В то же время потеря ключа – а тема ключей прочерчивает словесную ткань романа – неизменно предвещает в «Даре» новое обретение в сфере творческой. Словно исчезнув из реальности мира физического, они переходят в измерение трансцендентное, чтобы «там» открыть некую дверь, ведущую в новую, художественную реальность[407].

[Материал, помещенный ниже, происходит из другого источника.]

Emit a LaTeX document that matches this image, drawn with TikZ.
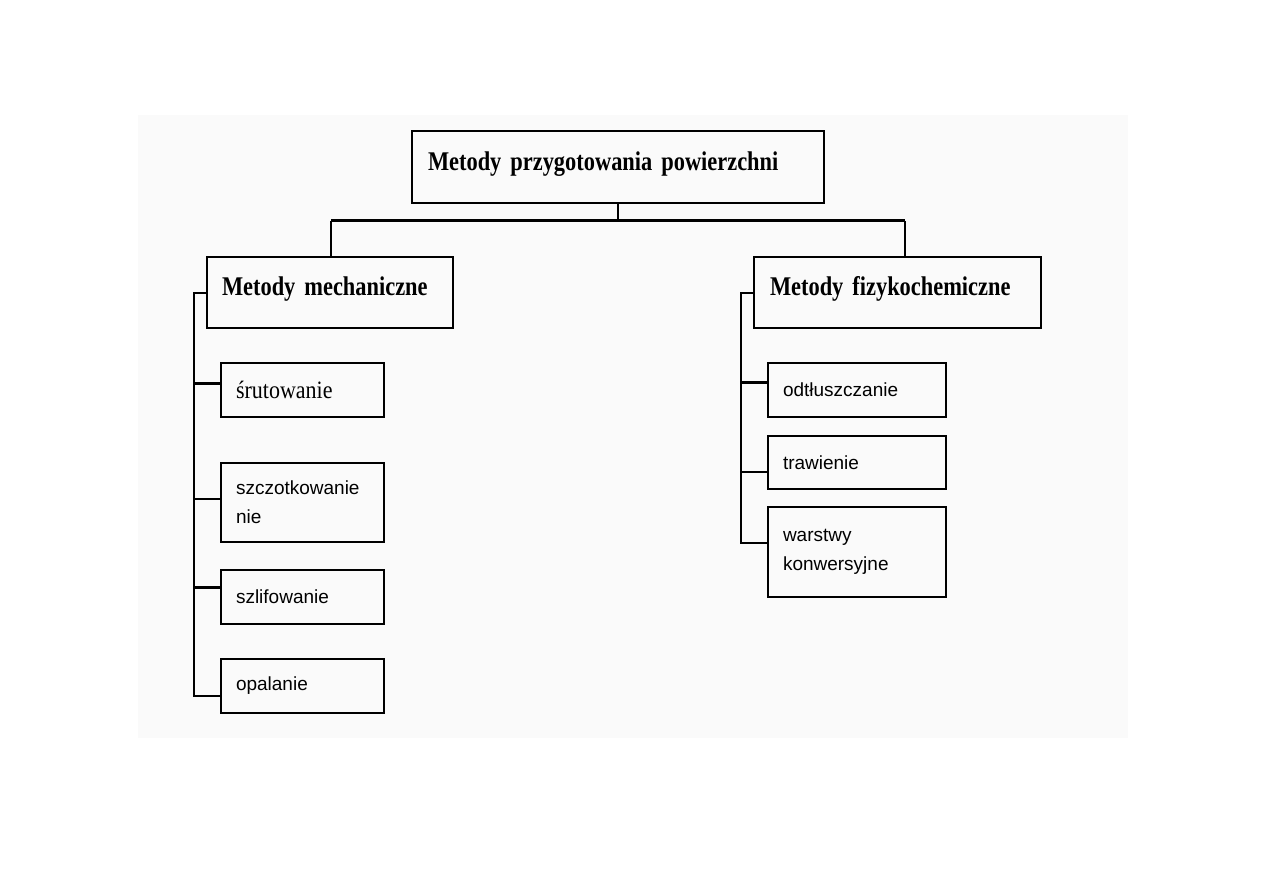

Действительно, на последних страницах «Дара» (тоже будто извне основного стилевого потока) звучит тихий «сигнал» – подсказка – ход конем «ф3-г1» [Н., T.4, c.505], указывающий на возвращение в исходную позицию – к началу текста. Думаю, именно этот ход – «ключевой» в шахматной задаче, придуманной судьбой для героев. Вспомним, что этот «ключ, первый ход белых, был замаскирован своей мнимой нелепостью». Возвращение к исходной ситуации тоже кажется нелепым – ходом неумелого игрока, но в нем – предчувствие нового сочинения. И именно это дает правильное решение.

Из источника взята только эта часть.